> _What needs to be done_
Identify every line in the records below that contains the word "page", and copy each of those lines.

(A block of data)
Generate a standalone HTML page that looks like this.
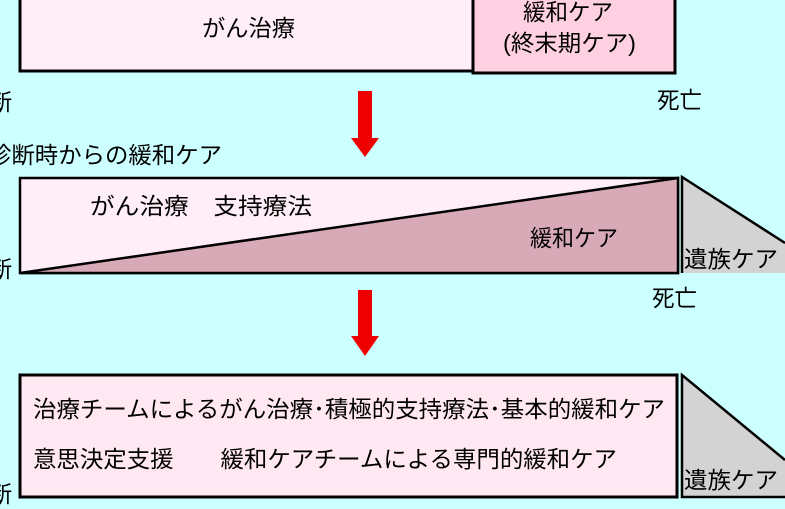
<!DOCTYPE html>
<html><head><meta charset="utf-8"><style>
html,body{margin:0;padding:0;background:#ccffff;width:785px;height:509px;overflow:hidden}
svg{display:block}
text{font-family:"Liberation Sans","Noto Sans CJK JP",sans-serif;font-size:23px;fill:#000}
</style></head><body>
<svg width="785" height="509" viewBox="0 0 785 509">
<rect x="0" y="0" width="785" height="509" fill="#ccffff"/>
<!-- Box 1 -->
<rect x="20" y="-10" width="453" height="81" fill="#ffeef7" stroke="#000" stroke-width="3"/>
<rect x="473" y="-10" width="202" height="83" fill="#ffd0e2" stroke="#000" stroke-width="3"/>
<text x="202" y="36" textLength="93" lengthAdjust="spacingAndGlyphs">がん治療</text>
<text x="523" y="20" textLength="90" lengthAdjust="spacingAndGlyphs">緩和ケア</text>
<text x="503" y="51" textLength="133" lengthAdjust="spacingAndGlyphs">(終末期ケア)</text>
<text x="-11" y="110">断</text>
<!-- Arrow 1 -->
<rect x="358" y="91" width="14" height="48" fill="#ee0000"/>
<polygon points="351,138 379,138 365,157" fill="#ee0000"/>
<text x="657" y="108" textLength="45" lengthAdjust="spacingAndGlyphs">死亡</text>
<text x="-12" y="163" textLength="234" lengthAdjust="spacingAndGlyphs">診断時からの緩和ケア</text>
<!-- Box 2 -->
<rect x="20" y="178" width="658" height="95" fill="#ffeef7" stroke="#000" stroke-width="2.5"/>
<polygon points="20,273 678,178 678,273" fill="#d8aab8" stroke="#000" stroke-width="2.5"/>
<polygon points="682,177 785,243 785,273 682,273" fill="#d3d3d3"/>
<polyline points="785,243 682,177 682,273" fill="none" stroke="#000" stroke-width="2.5"/>
<text x="90" y="214" textLength="222" lengthAdjust="spacingAndGlyphs">がん治療　支持療法</text>
<text x="530" y="246" textLength="88" lengthAdjust="spacingAndGlyphs">緩和ケア</text>
<text x="684" y="267" textLength="94" lengthAdjust="spacingAndGlyphs">遺族ケア</text>
<text x="-11" y="277">断</text>
<!-- Arrow 2 -->
<text x="652" y="306" textLength="45" lengthAdjust="spacingAndGlyphs">死亡</text>
<rect x="358" y="290" width="14" height="47" fill="#ee0000"/>
<polygon points="351,336 379,336 365,356" fill="#ee0000"/>
<!-- Box 3 -->
<rect x="20" y="375" width="657" height="122" fill="#ffe8f2" stroke="#000" stroke-width="3"/>
<polygon points="682,375 785,460 785,497 682,497" fill="#d3d3d3"/>
<polyline points="785,460 682,375 682,497 785,497" fill="none" stroke="#000" stroke-width="2.5"/>
<text x="33" y="417" textLength="632" lengthAdjust="spacingAndGlyphs">治療チームによるがん治療･積極的支持療法･基本的緩和ケア</text>
<text x="33" y="467" textLength="584" lengthAdjust="spacingAndGlyphs">意思決定支援　　緩和ケアチームによる専門的緩和ケア</text>
<text x="684" y="488" textLength="94" lengthAdjust="spacingAndGlyphs">遺族ケア</text>
<text x="-11" y="502">断</text>
</svg>
</body></html>
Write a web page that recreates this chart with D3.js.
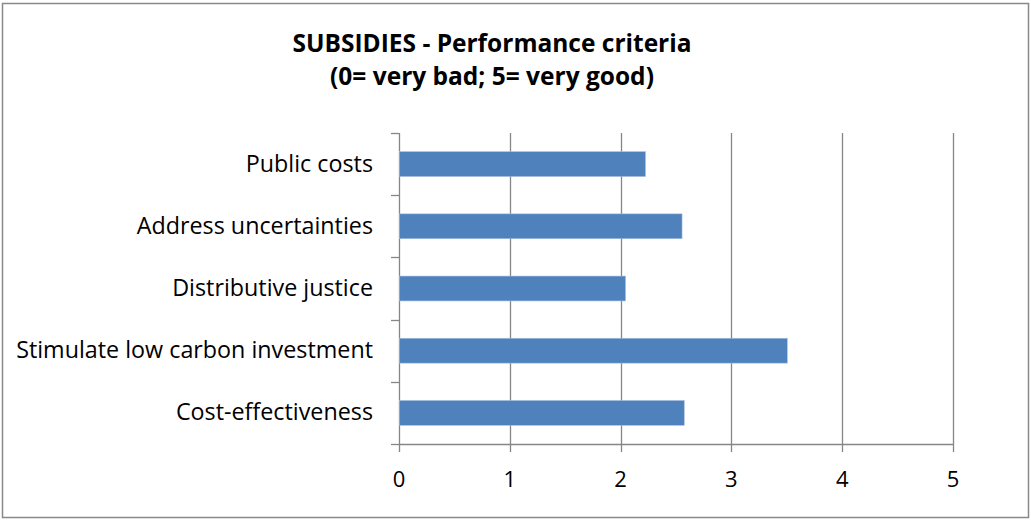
<!DOCTYPE html>
<html lang="en">
  <head>
    <meta charset="UTF-8" />
    <title>SUBSIDIES - Performance criteria</title>
    <script src="https://d3js.org/d3.v7.min.js"></script>
    <style>
      body {
        margin: 0;
        background: #fff;
      }
      svg text {
        font-family: "Open Sans", "Liberation Sans", Arial, sans-serif;
      }
    </style>
  </head>
  <body>
    <div id="chart"></div>
    <script>
      const categories = [
        "Public costs",
        "Address uncertainties",
        "Distributive justice",
        "Stimulate low carbon investment",
        "Cost-effectiveness"
      ]
      const scores = [2.22, 2.55, 2.04, 3.5, 2.57]
      const xTicks = [0, 1, 2, 3, 4, 5]
      const titleLines = ["SUBSIDIES - Performance criteria", "(0= very bad; 5= very good)"]

      const W = 1031, H = 520
      const margin = { top: 133, right: 78, bottom: 76, left: 399 }
      const width = W - margin.left - margin.right
      const height = H - margin.top - margin.bottom

      const svg = d3.select("#chart").append("svg").attr("width", W).attr("height", H)

      // outer frame
      svg.append("rect")
        .attr("x", 2.5).attr("y", 3.5)
        .attr("width", 1026).attr("height", 514)
        .attr("fill", "#fff").attr("stroke", "#898989").attr("stroke-width", 1.5)

      svg.selectAll(".title")
        .data(titleLines)
        .enter()
        .append("text")
        .attr("class", "title")
        .attr("x", 492)
        .attr("y", (d, i) => 52 + i * 33)
        .attr("text-anchor", "middle")
        .attr("font-size", 24.5)
        .attr("font-weight", "bold")
        .text(d => d)

      const g = svg.append("g").attr("transform", `translate(${margin.left},${margin.top})`)

      const x = d3.scaleLinear().domain([0, 5]).range([0, width])
      const y = d3.scaleBand().domain(categories).range([0, height]).paddingInner(0.6).paddingOuter(0.3)
      const yEdges = d3.scaleLinear().domain([0, categories.length]).range([0, height])

      // vertical gridlines with ticks below the axis
      g.selectAll(".grid")
        .data(xTicks)
        .enter()
        .append("line")
        .attr("x1", d => Math.round(x(d)) + 0.5)
        .attr("x2", d => Math.round(x(d)) + 0.5)
        .attr("y1", 0)
        .attr("y2", height + 8)
        .attr("stroke", "#868686")
        .attr("stroke-width", 1.3)

      // x axis line
      g.append("line")
        .attr("x1", 0).attr("x2", width)
        .attr("y1", height + 0.5).attr("y2", height + 0.5)
        .attr("stroke", "#868686").attr("stroke-width", 1.3)

      // y axis category tick marks
      g.selectAll(".ytick")
        .data(d3.range(categories.length + 1))
        .enter()
        .append("line")
        .attr("x1", -8).attr("x2", 0)
        .attr("y1", d => Math.round(yEdges(d)) + 0.5)
        .attr("y2", d => Math.round(yEdges(d)) + 0.5)
        .attr("stroke", "#868686").attr("stroke-width", 1.3)

      g.selectAll(".bar")
        .data(categories)
        .enter()
        .append("rect")
        .attr("x", 0.5)
        .attr("y", d => y(d))
        .attr("width", (d, i) => x(scores[i]))
        .attr("height", y.bandwidth())
        .attr("fill", "#4f81bd")
        .attr("stroke", "#a7bfde")
        .attr("stroke-width", 0.6)

      g.selectAll(".ylabel")
        .data(categories)
        .enter()
        .append("text")
        .attr("x", -26)
        .attr("y", d => y(d) + y.bandwidth() / 2 + 7.5)
        .attr("text-anchor", "end")
        .attr("font-size", 23.3)
        .attr("fill", "#000")
        .text(d => d)

      g.selectAll(".xlabel")
        .data(xTicks)
        .enter()
        .append("text")
        .attr("x", d => x(d))
        .attr("y", height + 43)
        .attr("text-anchor", "middle")
        .attr("font-size", 22)
        .text(d => d)
    </script>
  </body>
</html>
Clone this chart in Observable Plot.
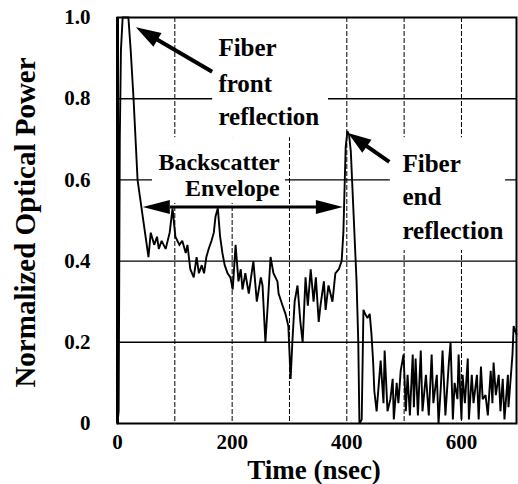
<!DOCTYPE html>
<html>
<head>
<meta charset="utf-8">
<script src="https://cdn.jsdelivr.net/npm/d3@7"></script>
<script src="https://cdn.jsdelivr.net/npm/@observablehq/plot@0.6"></script>
<style>
  html, body { margin: 0; padding: 0; background: white; }
  #chart svg { display: block; }
</style>
</head>
<body>
<div id="chart"></div>
<script>
// ---- Data ----
const timeNs = [0,2,3,4,6,9,14,19,23,28,35,42,47,54,58,64,69,72,77,84,91,96,101,108,113,119,122,127,133,138,142,147,151,155,159,164,168,171,175,179,183,187,192,197,201,206,211,215,218,223,229,232,237,243,250,253,258,262,267,272,279,281,288,293,298,302,305,309,314,319,323,328,332,337,342,346,351,354,360,363,368,375,380,386,391,394,398,401,404,407,412,417,420,422,426,429,432,436,440,443,446,448,452,459,464,466,471,476,480,482,487,490,494,499,503,506,510,515,517,520,524,529,532,538,543,548,551,557,560,564,567,572,578,581,585,588,593,595,600,602,606,611,613,618,621,627,630,634,637,642,646,651,654,656,660,665,668,672,675,681,682,689,691,696];
const power = [0,0.03,0.35,0.7,0.92,1.0,1.0,1.0,0.92,0.8,0.6,0.53,0.48,0.41,0.47,0.44,0.46,0.43,0.45,0.43,0.47,0.53,0.46,0.44,0.45,0.42,0.44,0.38,0.36,0.41,0.37,0.39,0.37,0.41,0.43,0.45,0.47,0.51,0.53,0.46,0.42,0.39,0.37,0.36,0.33,0.44,0.35,0.38,0.33,0.37,0.32,0.35,0.40,0.30,0.36,0.34,0.20,0.29,0.41,0.37,0.35,0.32,0.29,0.27,0.24,0.11,0.20,0.30,0.34,0.25,0.20,0.36,0.29,0.38,0.30,0.36,0.25,0.29,0.35,0.28,0.34,0.30,0.37,0.38,0.40,0.47,0.68,0.72,0.71,0.67,0.51,0.35,0.20,0.0,0.01,0.28,0.27,0.26,0.27,0.22,0.15,0.08,0.03,0.155,0.05,0.18,0.03,0.06,0.11,0.01,0.10,0.05,0.13,0.17,0.03,0.12,0.02,0.17,0.04,0.16,0.02,0.18,0.03,0.12,0.02,0.17,0.05,0.12,0.0,0.09,0.18,0.02,0.15,0.20,0.01,0.10,0.06,0.17,0.01,0.12,0.05,0.16,0.01,0.12,0.05,0.12,0.01,0.14,0.06,0.07,0.02,0.13,0.05,0.15,0.07,0.12,0.03,0.11,0.01,0.12,0.04,0.17,0.24,0.22];

const xTicks = [0, 200, 400, 600];
const xGrid = [100, 200, 300, 400, 500, 600];
const yTicks = [0, 0.2, 0.4, 0.6, 0.8, 1.0];
const yTickLabels = ["0", "0.2", "0.4", "0.6", "0.8", "1.0"];
const yGrid = [0.2, 0.4, 0.6, 0.8];

const xLabel = "Time (nsec)";
const yLabel = "Normalized Optical Power";

// annotation texts (data coordinates)
const notesLeftAligned = [
  {t: 176, v: 0.924, s: "Fiber"},
  {t: 176, v: 0.837, s: "front"},
  {t: 176, v: 0.754, s: "reflection"},
  {t: 497, v: 0.640, s: "Fiber"},
  {t: 497, v: 0.557, s: "end"},
  {t: 497, v: 0.475, s: "reflection"}
];
const notesRightAligned = [
  {t: 283, v: 0.643, s: "Backscatter"},
  {t: 283, v: 0.580, s: "Envelope"}
];
// white boxes behind annotation text (hide grid lines)
const boxes = [
  {t1: 166, t2: 368, v1: 0.704, v2: 1.0},
  {t1: 61, t2: 293, v1: 0.542, v2: 0.704},
  {t1: 476, t2: 677, v1: 0.426, v2: 0.704}
];
// arrows: tail -> tip
const arrows = [
  {t1: 166, v1: 0.865, t2: 33, v2: 0.975, both: false, w: 4, L: 25, hw: 8},
  {t1: 45, v1: 0.532, t2: 394, v2: 0.532, both: true, w: 3, L: 27, hw: 7},
  {t1: 475, v1: 0.643, t2: 403, v2: 0.714, both: false, w: 4, L: 23, hw: 8}
];

const trace = timeNs.map((t, i) => ({t, v: power[i]}));

const W = 518, H = 484;
const mL = 117, mR = 2, mT = 17, mB = 61;
const xDomain = [0, 696];

function arrowMark(index, scales) {
  const xs = (scales && scales.x) || d3.scaleLinear(xDomain, [mL, W - mR]);
  const ys = (scales && scales.y) || d3.scaleLinear([0, 1], [H - mB, mT]);
  const g = d3.create("svg:g");
  function head(tx, ty, ux, uy, L, hw) {
    const bx = tx - ux * L, by = ty - uy * L;
    const nx = -uy, ny = ux;
    g.append("polygon")
      .attr("points", `${tx},${ty} ${bx + nx * hw},${by + ny * hw} ${bx - nx * hw},${by - ny * hw}`)
      .attr("fill", "black");
    return [bx, by];
  }
  for (const a of arrows) {
    let x1 = xs(a.t1), y1 = ys(a.v1), x2 = xs(a.t2), y2 = ys(a.v2);
    const len = Math.hypot(x2 - x1, y2 - y1);
    const ux = (x2 - x1) / len, uy = (y2 - y1) / len;
    const [ex, ey] = head(x2, y2, ux, uy, a.L, a.hw);
    let sx = x1, sy = y1;
    if (a.both) [sx, sy] = head(x1, y1, -ux, -uy, a.L, a.hw);
    g.append("line")
      .attr("x1", sx).attr("y1", sy).attr("x2", ex + ux * 2).attr("y2", ey + uy * 2)
      .attr("stroke", "black").attr("stroke-width", a.w);
  }
  return g.node();
}

const chart = Plot.plot({
  width: W,
  height: H,
  marginLeft: mL,
  marginRight: mR,
  marginTop: mT,
  marginBottom: mB,
  style: {fontFamily: "'Liberation Serif', 'Times New Roman', serif", fontWeight: "bold", background: "white", color: "black"},
  x: {domain: xDomain},
  y: {domain: [0, 1]},
  marks: [
    Plot.ruleY(yGrid, {stroke: "black", strokeWidth: 1.4}),
    Plot.ruleX(xGrid, {stroke: "black", strokeWidth: 1, strokeDasharray: "5,2"}),
    Plot.rect(boxes, {x1: "t1", x2: "t2", y1: "v1", y2: "v2", fill: "white"}),
    Plot.line(trace, {x: "t", y: "v", stroke: "black", strokeWidth: 1.9, strokeLinejoin: "miter", strokeMiterlimit: 2}),
    Plot.frame({stroke: "black", strokeWidth: 2}),
    Plot.ruleX([0], {stroke: "black", strokeWidth: 3}),
    Plot.axisX({ticks: xTicks, tickSize: 0, tickPadding: 11, fontSize: 21, label: null, tickFormat: d => String(d)}),
    Plot.axisY({ticks: yTicks, tickSize: 0, tickPadding: 27, fontSize: 21, label: null, tickFormat: d => yTickLabels[yTicks.indexOf(d)]}),
    Plot.text([xLabel], {frameAnchor: "bottom", dy: 47, dx: -3, fontSize: 27, fontWeight: "bold", textAnchor: "middle", lineAnchor: "middle", fill: "black"}),
    Plot.text([yLabel], {frameAnchor: "left", dx: -92, dy: 2, rotate: -90, fontSize: 29, fontWeight: "bold", textAnchor: "middle", lineAnchor: "middle", fill: "black"}),
    Plot.text(notesLeftAligned, {x: "t", y: "v", text: "s", textAnchor: "start", fontSize: 25, fontWeight: "bold", lineAnchor: "middle", fill: "black"}),
    Plot.text(notesRightAligned, {x: "t", y: "v", text: "s", textAnchor: "end", fontSize: 24, fontWeight: "bold", lineAnchor: "middle", fill: "black"}),
    arrowMark
  ]
});

document.getElementById("chart").appendChild(chart);
</script>
</body>
</html>
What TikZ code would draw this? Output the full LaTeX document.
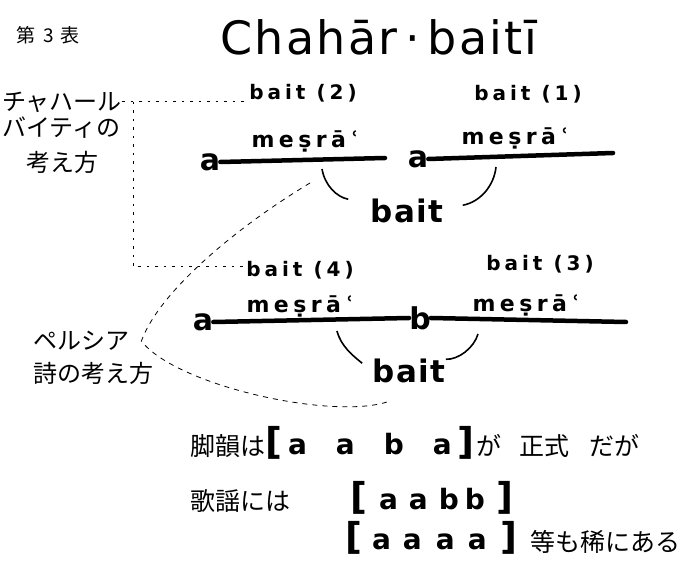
\documentclass[tikz,border=0pt]{standalone}
\usepackage{fontspec}
\newfontfamily\jfont{Noto Sans CJK JP}
\newfontfamily\handfont[LetterSpace=20]{DejaVu Sans}
\newfontfamily\wordfont[LetterSpace=5]{DejaVu Sans}
\newcommand\fs[1]{\fontsize{#1}{#1}\selectfont}
\newcommand\lbr{{\fs{37}[}}
\newcommand\rbr{{\fs{37}]}}

\begin{document}
\begin{tikzpicture}[x=1pt, y=-1pt,
  lbl/.style={inner sep=0pt, anchor=base, font=\handfont\bfseries\fs{20}},
  mesra/.style={inner sep=0pt, anchor=base, font=\handfont\bfseries\fs{22}},
  rhyme/.style={inner sep=0pt, font=\wordfont\bfseries\fs{30}},
  baitword/.style={inner sep=0pt, anchor=base, font=\wordfont\bfseries\fs{31}},
  jtext/.style={inner sep=0pt, anchor=west, font=\jfont\fs{24}},
  jbig/.style={inner sep=0pt, anchor=west, font=\jfont\fs{25}},
  rset/.style={inner sep=0pt, anchor=base west, font=\wordfont\bfseries\fs{28}},
  misra/.style={line width=4.5pt, line cap=round},
  arcline/.style={line width=1.6pt},
  dotline/.style={line width=1pt, dash pattern=on 2.5pt off 6pt},
  dashline/.style={line width=0.8pt, dash pattern=on 5pt off 5pt}]
  \useasboundingbox (0,0) rectangle (686,561);
  % table number and title
  \node[inner sep=0pt, font=\jfont\fs{19}] (tabno) at (48,35) {第\hspace{8pt}3\hspace{6pt}表};
  \node[inner sep=0pt, anchor=base, font=\wordfont\fs{46}] (title) at (379,55) {Chahār\,·\,baitī};
  % chahar baiti reading
  \node[jtext] (chahar1) at (2,102) {チャハール};
  \node[jtext] (chahar2) at (2,128) {バイティの};
  \node[jtext] (chahar3) at (26,162) {考え方};
  % upper row
  \node[lbl] (bait2) at (303,100) {bait (2)};
  \node[lbl] (bait1) at (528,101) {bait (1)};
  \node[mesra] (mesra1) at (305,148) {meṣrāʿ};
  \node[mesra] (mesra2) at (515,145) {meṣrāʿ};
  \node[rhyme] (a1) at (210,162) {a};
  \node[rhyme] (a2) at (418,159) {a};
  \coordinate (end1) at (385,158);
  \coordinate (end2) at (613,153);
  \draw[misra] (a1.east) -- (end1);
  \draw[misra] (a2.east) -- (end2);
  \node[baitword] (baitU) at (407,223) {bait};
  \coordinate (u1) at (322,169);
  \coordinate (u2) at (496,167);
  \draw[arcline] (u1) .. controls (325,186) and (337,197) .. ([xshift=-22pt]baitU.north west);
  \draw[arcline] (u2) .. controls (494,186) and (480,202) .. ([xshift=19pt, yshift=-6pt]baitU.north east);
  % lower row
  \node[lbl] (bait4) at (300,277) {bait (4)};
  \node[lbl] (bait3) at (540,271) {bait (3)};
  \node[mesra] (mesra3) at (300,313) {meṣrāʿ};
  \node[mesra] (mesra4) at (526,312) {meṣrāʿ};
  \node[rhyme] (a3) at (203,322) {a};
  \node[rhyme] (b1) at (420,318) {b};
  \coordinate (end4) at (626,322);
  \draw[misra] (a3.east) -- (b1.west);
  \draw[misra] (b1.east) -- (end4);
  \node[baitword] (baitL) at (409,383) {bait};
  \coordinate (l1) at (337,331);
  \coordinate (l2) at (478,334);
  \draw[arcline] (l1) .. controls (341,346) and (352,355) .. ([xshift=-10pt, yshift=-4pt]baitL.north west);
  \draw[arcline] (l2) .. controls (474,348) and (458,360) .. (baitL.north east);
  % dotted links
  \coordinate (fork) at (133,102);
  \draw[dotline] (chahar1.east) -- (chahar1.east -| bait2.west);
  \draw[dotline] (fork) |- ([yshift=4pt]bait4.west);
  % persian reading
  \node[jtext] (persia1) at (33,341) {ペルシア};
  \node[jtext] (persia2) at (33,373) {詩の考え方};
  \coordinate (pu) at (310,183);
  \coordinate (pl) at (387,402);
  \draw[dashline] (pu) .. controls (240,225) and (160,290) .. ([xshift=12pt]persia1.east)
    .. controls (175,385) and (330,420) .. (pl);
  % rhyme notes
  \node[jbig] (rule1) at (190,446) {脚韻は};
  \node[rset] (set1) at (265,455) {\lbr\hspace{6pt}a\hspace{29pt}a\hspace{29pt}b\hspace{29pt}a\hspace{6pt}\rbr};
  \node[jbig] (note1) at (476,446) {が\hspace{18pt}正式\hspace{20pt}だが};
  \node[jbig] (rule2) at (190,501) {歌謡には};
  \node[rset] (set2) at (350,509) {\lbr\hspace{12pt}a\hspace{11pt}a\hspace{11pt}b\hspace{6pt}b\hspace{12pt}\rbr};
  \node[rset] (set3) at (345,549) {\lbr\hspace{10pt}a\hspace{12pt}a\hspace{14pt}a\hspace{13pt}a\hspace{14pt}\rbr};
  \node[jbig] (note3) at (530,542) {等も稀にある};
\end{tikzpicture}
\end{document}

> _Problem solution_
Generate a standalone HTML page that looks like this.
Write a web page that recreates this chart with D3.js.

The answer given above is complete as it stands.